Falamos hoje de um grupo que é dizimado no Brasil, a média de vida é de 35 anos, elas morrem devido à violência, suicídio ou pelo tratamento errado de fundo de quintal com hormônios.
Como fenômeno social, a questão trans ganha visibilidade, militantes e o crescimento de modelos transgênero nas agências. À medida que nos envolvemos com a moda, somos tentados a esperar que cada desfile seja a representação de cada consumidor possível de imaginar. Questionamos a responsabilidade da moda quanto ao refletir a cultura ou o indivíduo.
Em um mundo bombardeado pela artificialidade das imagens digitais, retocadas por softwares de edição de imagens, o que nos chama atenção é que algumas marcas de moda estão elaborando os castings de suas campanhas com perfis
de indivíduos comuns, orientais, ocidentais, tatuados, deficientes físicos, transgêneros, selecionados após serem observados nas ruas, nos palcos e na internet. O corpo humano é considerado um rascunho, uma matéria-prima de geometria variável, que pode ser redesenhada de uma forma diferente daquela configuração natural. Um objeto de design.
Na esteira da inclusão de modelos transgêneros nos editoriais e na publicidadede moda, a revista Vogue Brasil, de junho de 2013, discutiu os diferentes biótipos representados pela mídia de moda contemporânea em um editorial intitulado Liberdadede escolha, fotografado por Mario Testino.
São incontáveis as vezes em que a pluralidade passou distante no mundo da moda. Hoje, esse cenário ganha novas formas. Um exemplo é o da modelo transexual. Em 2014, ocorreu o concurso Miss Trans Brasil que elegeu no Rio de Janeiro, a candidata de Minas Gerais, Valesca Dominik Ferraz como a mais bela trans do Brasil.
Diversos questionamentos públicos acordaram os estilistas para seus próprios preconceitos inconscientes, que começou com a cota racial, em 2015 quase 32% das modelos nos desfiles de outono em Nova York eram negras. Demorou para chegarmos a este ponto, nos anos 90, a porcentagem era próxima de zero. Aos poucos o leque da diversidade se abriu trazendo diversos corpos, os corpos trans, curvilíneos, amputados, maduros, albinos e outras etnias e biotipos considerados fora do padrão.
Um levantamento feito pelo site FashionSpot, que analisou 236 anúncios feitos nas campanhas da primavera 2016, verificou-se que mulheres trans foram vistas em apenas 0,2% deles. Nas passarelas das Semanas de Moda de Nova York, Paris, Londres e Milão, durante a temporada de outono, elas foram somente 8 das 8.727 modelos que desfilaram.
Peche Di recebeu 15 nãos de agências de modelos até conseguir conseguir participar de uma campanha para uma loja de departamento, a falta de espaço para as modelos trans, trouxe um nicho no mercado.

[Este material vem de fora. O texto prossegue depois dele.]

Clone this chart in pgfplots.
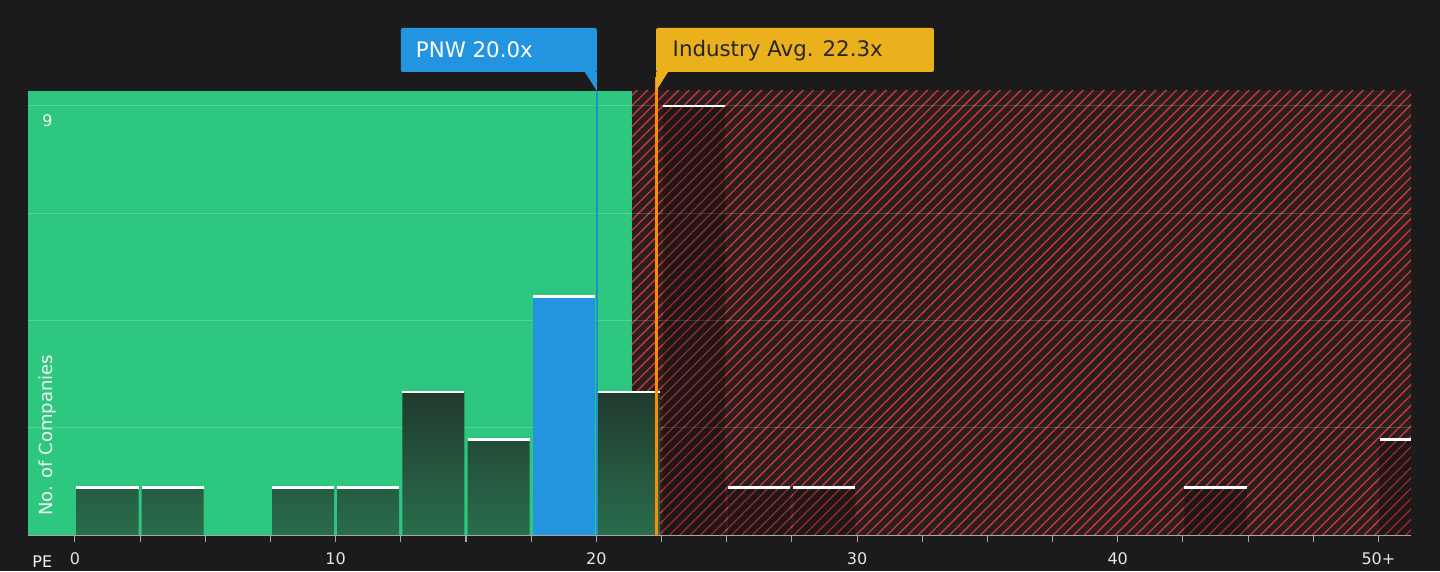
\documentclass[border=0pt]{standalone}
\usepackage{pgfplots}
\pgfplotsset{compat=1.18}
\usepackage{fontspec}
\setmainfont{DejaVu Sans}
\usetikzlibrary{patterns.meta}
\definecolor{bg}{HTML}{1B1B1B}
\definecolor{grn}{HTML}{2EC780}
\definecolor{hatch}{HTML}{C8393C}
\definecolor{hatchbg}{HTML}{2A1E1E}
\definecolor{pnw}{HTML}{2394E0}
\definecolor{ind}{HTML}{EBB11C}
\definecolor{barTop}{HTML}{1F3A2D}
\definecolor{barBot}{HTML}{2A6D4C}
\begin{document}
\begin{tikzpicture}[x=0.75pt,y=0.75pt]
\fill[bg] (0,0) rectangle (1440,571);
\begin{axis}[
  at={(28*0.75pt,36*0.75pt)}, anchor=south west,
  scale only axis, width=1037.25pt, height=333pt,
  xmin=-1.8, xmax=51.25, ymin=0, ymax=9.314,
  clip=false,
  axis line style={draw=none},
  axis x line*=bottom,
  x axis line style={draw=gray!70, line width=0.8pt},
  ytick=\empty,
  xtick={0,2.5,...,50},
  xticklabels={0,,,,10,,,,20,,,,30,,,,40,,,,50+},
  x tick label style={text=white!90!black, font=\fontsize{12}{14}\selectfont, yshift=-5pt},
  major tick length=5pt,
  tick style={draw=gray!70, line width=0.8pt},
  xtick pos=bottom, tick align=outside,
  /pgf/number format/assume math mode=true,
]
% backgrounds
\fill[grn] (axis cs:-1.8,0) rectangle (axis cs:21.35,9.314);
\fill[hatchbg] (axis cs:21.35,0) rectangle (axis cs:51.25,9.314);
\fill[pattern={Lines[angle=45,distance=5.5pt,line width=1pt]}, pattern color=hatch] (axis cs:21.35,0) rectangle (axis cs:51.25,9.314);
% grid
\pgfplotsinvokeforeach{2.25,4.5,6.75,9}{\draw[white, opacity=0.18, line width=0.8pt] (axis cs:-1.8,#1) -- (axis cs:51.25,#1);}
% green-region bars
\addplot[ybar, bar width=2.38, draw=none, shading=axis, top color=barTop, bottom color=barBot]
  coordinates {(1.25,1) (3.75,1) (8.75,1) (11.25,1) (13.75,3) (16.25,2) (21.25,3)};
\addplot[ybar, bar width=2.38, draw=none, fill=pnw] coordinates {(18.75,5)};
% red-region bars
\addplot[ybar, bar width=2.38, draw=none, fill=black, fill opacity=0.25]
  coordinates {(23.75,9) (26.25,1) (28.75,1) (43.75,1)};
\addplot[ybar, bar width=1.22, draw=none, fill=black, fill opacity=0.25]
  coordinates {(50.64,2)};
% white tops
\addplot[draw=none, no markers,
  error bars/.cd, x dir=both, x explicit, error mark=none, error bar style={white, line width=1.8pt}]
  coordinates {(1.25,1) +- (1.19,0) (3.75,1) +- (1.19,0) (8.75,1) +- (1.19,0) (11.25,1) +- (1.19,0)
   (13.75,3) +- (1.19,0) (16.25,2) +- (1.19,0) (18.75,5) +- (1.19,0) (21.25,3) +- (1.19,0)
   (23.75,9) +- (1.19,0) (26.25,1) +- (1.19,0) (28.75,1) +- (1.19,0) (43.75,1) +- (1.19,0)};
\draw[white, line width=1.8pt] (axis cs:50.05,2) -- (axis cs:51.25,2);
% lines
\draw[color=pnw!80!teal, line width=1.5pt] (axis cs:20.02,0) -- (axis cs:20.02,9.314);
\draw[color=orange!90!yellow, line width=2pt] (axis cs:22.3,0) -- (axis cs:22.3,9.6);
% labels boxes
\fill[pnw, rounded corners=1.5pt] (axis cs:12.5,9.713) rectangle (axis cs:20.02,10.636);
\fill[pnw] (axis cs:19.55,9.72) -- (axis cs:20.02,9.72) -- (axis cs:20.02,9.314) -- cycle;
\node[anchor=west, text=white, font=\fontsize{16}{19}\selectfont] at (axis cs:12.9,10.17) {PNW 20.0x};
\fill[ind, rounded corners=1.5pt] (axis cs:22.29,9.713) rectangle (axis cs:32.95,10.636);
\fill[ind] (axis cs:22.29,9.72) -- (axis cs:22.76,9.72) -- (axis cs:22.29,9.314) -- cycle;
\node[anchor=west, text=black!85, font=\fontsize{16}{19}\selectfont] at (axis cs:22.75,10.17) {Industry Avg. 22.3x};
% axis texts
\node[text=white!95!black, font=\fontsize{12}{14}\selectfont] at (axis cs:-1.05,8.7) {9};
\node[rotate=90, anchor=west, text=white!95!black, font=\fontsize{13.5}{16}\selectfont] at (axis cs:-1.05,0.3) {No. of Companies};
\node[text=white!95!black, font=\fontsize{12}{14}\selectfont, anchor=base] at (axis cs:-1.25,-0.68) {PE};
\end{axis}
\end{tikzpicture}
\end{document}
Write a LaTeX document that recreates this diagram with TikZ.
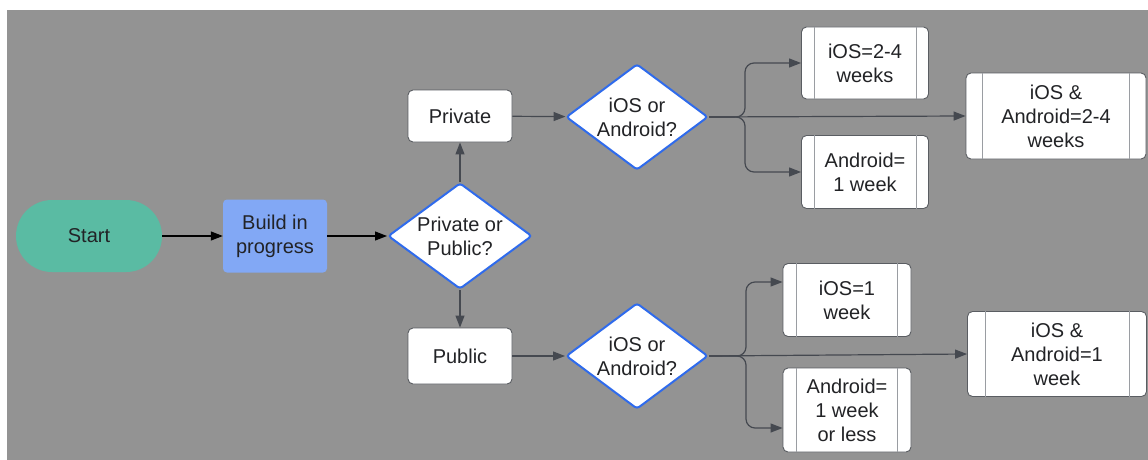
\documentclass[tikz,border=0pt]{standalone}
\usepackage{fontspec}
\setmainfont{Liberation Sans}
\usetikzlibrary{shapes.geometric,arrows.meta}
\definecolor{bg}{HTML}{939393}
\definecolor{startc}{HTML}{5ABBA3}
\definecolor{buildc}{HTML}{82A8F5}
\definecolor{diab}{HTML}{2F6BEC}
\definecolor{boxb}{HTML}{5A5D62}
\definecolor{linec}{HTML}{454950}
\definecolor{txt}{HTML}{222326}
\definecolor{innerl}{HTML}{9A9DA2}
\begin{document}
\begin{tikzpicture}[x=1pt,y=-1pt,
  font=\fontsize{20}{24}\selectfont,
  every node/.style={text=txt, align=center, inner sep=0pt},
  startbox/.style={rectangle, rounded corners=36pt, fill=startc, minimum width=146pt, minimum height=72pt},
  buildbox/.style={rectangle, rounded corners=4pt, fill=buildc, minimum width=104pt, minimum height=73pt},
  plainbox/.style={rectangle, rounded corners=5pt, fill=white, draw=boxb, line width=0.9pt, minimum width=104pt},
  procbox/.style={rectangle, rounded corners=5pt, fill=white, draw=boxb, line width=0.9pt},
  decision/.style={diamond, aspect=1.34, fill=white, draw=diab, line width=2pt, rounded corners=3pt, minimum width=142pt, minimum height=106pt},
  arr/.style={draw=linec, line width=1.2pt, -{Triangle[length=12pt,width=9pt]}},
  innerline/.style={draw=innerl, line width=0.9pt}
]
\useasboundingbox (0,0) rectangle (1148,460);
\fill[bg] (7,10) rectangle (1148,460);

\node[startbox] (start) at (89,236) {Start};
\node[buildbox] (build) at (275,236) {Build in\\progress};
\node[decision, minimum width=144pt] (d0) at (460,236) {Private or\\Public?};
\node[plainbox, minimum height=52pt] (priv) at (460,116) {Private};
\node[plainbox, minimum height=56pt] (pub) at (460,356) {Public};
\node[decision] (d1) at (637,117) {iOS or\\Android?};
\node[decision] (d2) at (637,356) {iOS or\\Android?};

\node[procbox, minimum width=127pt, minimum height=72pt] (r1) at (865,63) {iOS=2-4\\weeks};
\node[procbox, minimum width=127pt, minimum height=73pt] (r2) at (865,172) {Android=\\1 week};
\node[procbox, minimum width=180pt, minimum height=86pt] (r3) at (1056,116) {iOS \&\\Android=2-4\\weeks};
\node[procbox, minimum width=128pt, minimum height=73pt] (r4) at (847,300) {iOS=1\\week};
\node[procbox, minimum width=128pt, minimum height=84pt] (r5) at (847,410) {Android=\\1 week\\or less};
\node[procbox, minimum width=179pt, minimum height=85pt] (r6) at (1057,354) {iOS \&\\Android=1\\week};

\foreach \n/\d in {r1/13,r2/13,r3/17,r4/14,r5/14,r6/18}{
  \draw[innerline] ([xshift=\d pt]\n.north west) -- ([xshift=\d pt]\n.south west);
  \draw[innerline] ([xshift=-\d pt]\n.north east) -- ([xshift=-\d pt]\n.south east);
}

\coordinate (bt) at (745,117);
\coordinate (bb) at (746,356);

\draw[arr, draw=black] (start) -- (build);
\draw[arr, draw=black] (build) -- (d0);
\draw[arr] (d0) -- (priv);
\draw[arr] (d0) -- (pub);
\draw[arr] (priv) -- (d1);
\draw[arr] (pub) -- (d2);

\draw[arr, rounded corners=9pt] (d1.east) -- (bt) |- (r1.west);
\draw[arr, rounded corners=9pt] (d1.east) -- (bt) |- (r2.west);
\draw[arr] (d1.east) -- (r3.west);

\draw[arr, rounded corners=9pt] (d2.east) -- (bb) |- ([yshift=18pt]r4.west);
\draw[arr, rounded corners=9pt] (d2.east) -- (bb) |- ([yshift=-18pt]r5.west);
\draw[arr] (d2.east) -- (r6.west);
\end{tikzpicture}
\end{document}
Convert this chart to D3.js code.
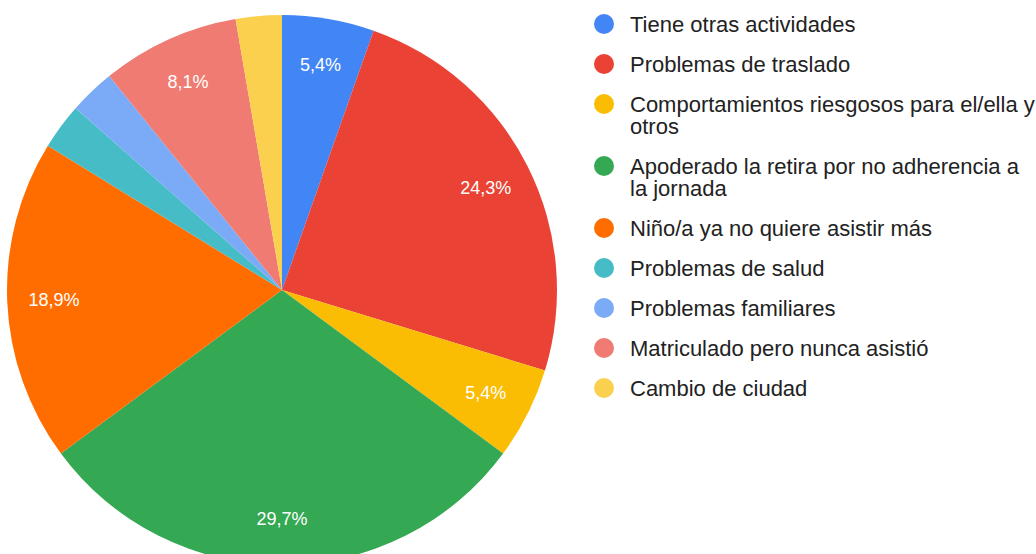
<!DOCTYPE html>
<html>
<head>
<meta charset="utf-8">
<script src="https://cdn.jsdelivr.net/npm/d3@7"></script>
<style>
  body { margin: 0; background: #fff; }
  text { font-family: "Liberation Sans", Arial, Helvetica, sans-serif; }
</style>
</head>
<body>
<div class="chart"></div>
<script>
const categories = [
  "Tiene otras actividades",
  "Problemas de traslado",
  "Comportamientos riesgosos para el/ella y otros",
  "Apoderado la retira por no adherencia a la jornada",
  "Niño/a ya no quiere asistir más",
  "Problemas de salud",
  "Problemas familiares",
  "Matriculado pero nunca asistió",
  "Cambio de ciudad"
];
const counts = [2, 9, 2, 11, 7, 1, 1, 3, 1];
const colors = ["#4285f4", "#ea4335", "#fbbc04", "#34a853", "#ff6d01", "#46bdc6", "#7baaf7", "#f07b72", "#fcd04f"];

const width = 1036;
const height = 554;
const radius = 275;
const cx = 282;
const cy = 290;

const total = d3.sum(counts);
const items = categories.map((c, i) => ({ name: c, value: counts[i], color: colors[i] }));

const svg = d3
  .select(".chart")
  .append("svg")
  .attr("width", width)
  .attr("height", height);

const pie = d3.pie().value(d => d.value).sort(null);
const arc = d3.arc().innerRadius(0).outerRadius(radius);
const labelArc = d3.arc().innerRadius(radius * 0.83).outerRadius(radius * 0.83);

const g = svg.append("g").attr("transform", `translate(${cx}, ${cy})`);
const arcs = pie(items);

g.selectAll("path")
  .data(arcs)
  .enter()
  .append("path")
  .attr("d", arc)
  .attr("fill", d => d.data.color);

const fmt = v => (v * 100).toFixed(1).replace(".", ",") + "%";

g.selectAll("text.pct")
  .data(arcs.filter(d => d.data.value / total > 0.04))
  .enter()
  .append("text")
  .attr("class", "pct")
  .attr("transform", d => `translate(${labelArc.centroid(d)})`)
  .attr("text-anchor", "middle")
  .attr("dy", "0.35em")
  .attr("fill", "#fff")
  .style("font-size", "18px")
  .text(d => fmt(d.data.value / total));

// legend
const legend = svg.append("g").attr("transform", "translate(604, 24)");
const maxWidth = 406;
const lineStep = 22;
let y = 0;
items.forEach(item => {
  const row = legend.append("g").attr("transform", `translate(0, ${y})`);
  row.append("circle").attr("r", 10).attr("fill", item.color);
  const text = row
    .append("text")
    .attr("x", 26)
    .attr("fill", "#222")
    .style("font-size", "22px");
  const words = item.name.split(" ");
  let line = [];
  let lines = 0;
  let tspan = text.append("tspan").attr("x", 26).attr("dy", "0.35em");
  words.forEach(w => {
    line.push(w);
    tspan.text(line.join(" "));
    if (tspan.node().getComputedTextLength() > maxWidth && line.length > 1) {
      line.pop();
      tspan.text(line.join(" "));
      line = [w];
      lines++;
      tspan = text.append("tspan").attr("x", 26).attr("dy", lineStep + "px").text(w);
    }
  });
  y += 40 + lines * lineStep;
});
</script>
</body>
</html>
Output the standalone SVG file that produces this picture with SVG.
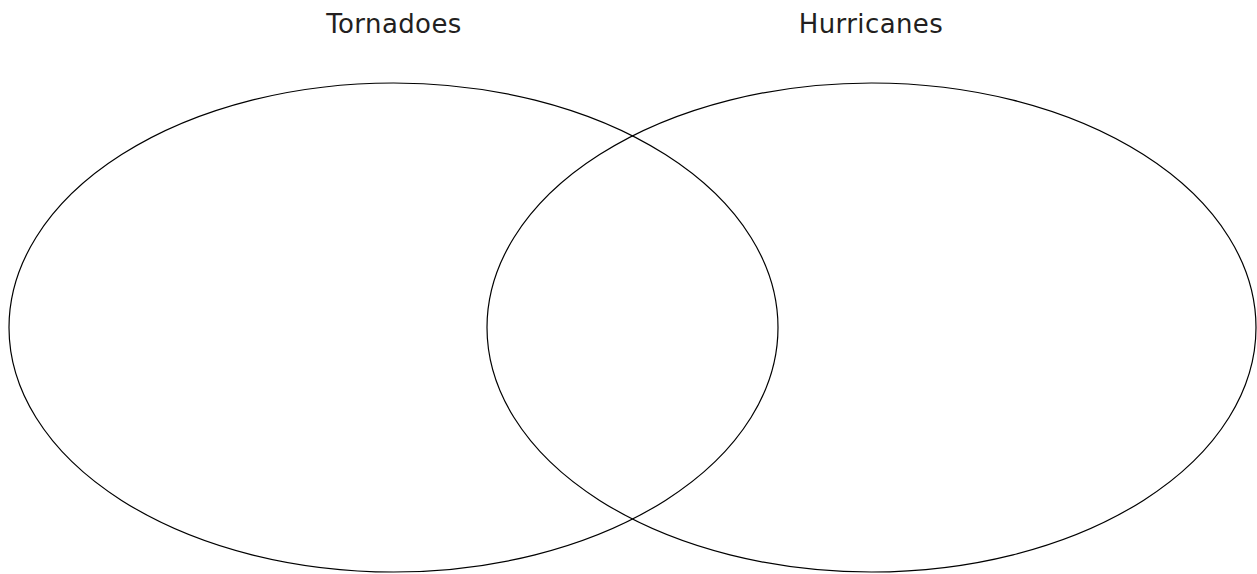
<svg xmlns="http://www.w3.org/2000/svg" width="1257" height="574" viewBox="0 0 1257 574">
<style>
.set{fill:none;stroke:#000;stroke-width:1.2}
.lbl{font-family:"DejaVu Sans",sans-serif;font-size:26px;letter-spacing:0.4px;fill:#231f20;text-anchor:middle}
</style>
<rect width="1257" height="574" fill="#fff"/>
<g id="tornadoes">
<ellipse class="set" cx="393.5" cy="327.5" rx="384.5" ry="244.5"/>
<text class="lbl" x="394" y="33">Tornadoes</text>
</g>
<g id="hurricanes">
<ellipse class="set" cx="871.5" cy="327.5" rx="384.5" ry="244.5"/>
<text class="lbl" x="871" y="33">Hurricanes</text>
</g>
<g id="connectors"></g>
</svg>
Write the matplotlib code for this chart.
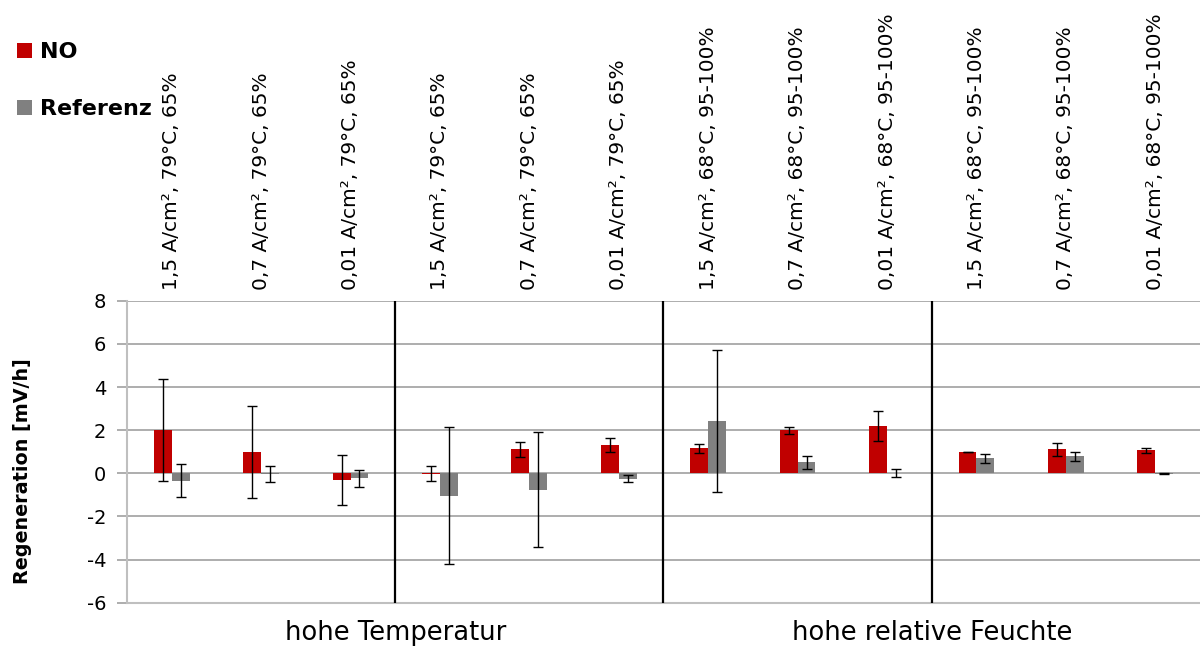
import matplotlib
matplotlib.use("Agg")
import matplotlib.pyplot as plt
import numpy as np

plt.rcParams['font.family'] = ['DejaVu Sans']

categories = [
    "1,5 A/cm², 79°C, 65%", "0,7 A/cm², 79°C, 65%", "0,01 A/cm², 79°C, 65%",
    "1,5 A/cm², 79°C, 65%", "0,7 A/cm², 79°C, 65%", "0,01 A/cm², 79°C, 65%",
    "1,5 A/cm², 68°C, 95-100%", "0,7 A/cm², 68°C, 95-100%", "0,01 A/cm², 68°C, 95-100%",
    "1,5 A/cm², 68°C, 95-100%", "0,7 A/cm², 68°C, 95-100%", "0,01 A/cm², 68°C, 95-100%",
]
groups = ["hohe Temperatur", "hohe relative Feuchte"]

no_values = [2.0, 0.97, -0.31, -0.02, 1.11, 1.30, 1.16, 1.99, 2.20, 0.99, 1.11, 1.06]
no_errors = [2.35, 2.13, 1.15, 0.35, 0.34, 0.33, 0.21, 0.17, 0.69, 0.02, 0.30, 0.12]
ref_values = [-0.35, -0.05, -0.24, -1.04, -0.77, -0.25, 2.41, 0.51, 0.02, 0.70, 0.80, -0.02]
ref_errors = [0.77, 0.37, 0.41, 3.17, 2.67, 0.16, 3.30, 0.30, 0.20, 0.20, 0.21, 0.03]

yticks = [-6, -4, -2, 0, 2, 4, 6, 8]

RED = "#C00000"
GREY = "#808080"

fig = plt.figure(figsize=(12, 6.48), dpi=100)
ax = fig.add_axes([0.1058, 0.0699, 0.8942, 0.466])

x = np.arange(len(categories))
w = 0.2
err_kw = dict(ecolor="black", elinewidth=1.0, capsize=3.6, capthick=1.0)
b_no = ax.bar(x - w / 2, no_values, w, color=RED, yerr=no_errors,
              error_kw=err_kw, label="NO", zorder=3)
b_ref = ax.bar(x + w / 2, ref_values, w, color=GREY, yerr=ref_errors,
               error_kw=err_kw, label="Referenz", zorder=3)

ax.set_xlim(-0.5, len(categories) - 0.5)
ax.set_ylim(-6, 8)
ax.set_yticks(yticks)
ax.set_yticklabels([str(t) for t in yticks], fontsize=14)
ax.tick_params(axis="y", length=7, color="#A0A0A0", width=1.2, pad=8)
ax.set_xticks([])
ax.grid(axis="y", color="#A0A0A0", linewidth=1.2, zorder=0)
for side in ("top", "right"):
    ax.spines[side].set_visible(False)
ax.spines["left"].set_color("#BFBFBF")
ax.spines["left"].set_linewidth(1.5)
ax.spines["bottom"].set_color("#BFBFBF")
ax.spines["bottom"].set_linewidth(1.5)

# separators between condition blocks
for b in (2.5, 5.5, 8.5):
    ax.axvline(b, color="black", linewidth=1.6, zorder=4)

# rotated category labels above the plot
for xi, lab in zip(x, categories):
    ax.annotate(lab, xy=(xi, 1.0), xycoords=("data", "axes fraction"),
                xytext=(0, 8), textcoords="offset points",
                rotation=90, ha="center", va="bottom", fontsize=14.5)

# group labels below the plot
for gi, g in enumerate(groups):
    ax.annotate(g, xy=(gi * 6 + 2.5, 0.0), xycoords=("data", "axes fraction"),
                xytext=(0, -22), textcoords="offset points",
                ha="center", va="center", fontsize=18.5)

fig.text(0.019, 1 - 471 / 648, "Regeneration [mV/h]", rotation=90,
         ha="center", va="center", fontsize=13.8, fontweight="bold")

fig.legend(handles=[b_no, b_ref], loc="upper left",
           bbox_to_anchor=(0.014, 0.935), frameon=False,
           borderpad=0, borderaxespad=0,
           prop=dict(size=16, weight="bold"), handlelength=0.68,
           handleheight=0.68, handletextpad=0.36, labelspacing=1.67)

fig.savefig("out.png", dpi=100, facecolor="white")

Em Março de 2015, ganhou destaque ao fundar a Trans Models, primeira agência de modelos somente para transsexuais. Peche foi destaque no “The New York Times”, “The Atlantic” e “Vice” e fez parte da lista FORBES Under 30, em 2017. Além de CEO da Trans Models.
Rubi Delafuente, uma mulher transexual tailandesa, em 2017, criou o projeto Trans Missão, em São Paulo, com o objetivo de capacitar pessoas trans e inseri-las no mercado. Mais de 50 homens e mulheres foram agenciados desde então. No currículo da empresa, estão eventos para a Casa Natura Musical, Uber e Vodka Skyy .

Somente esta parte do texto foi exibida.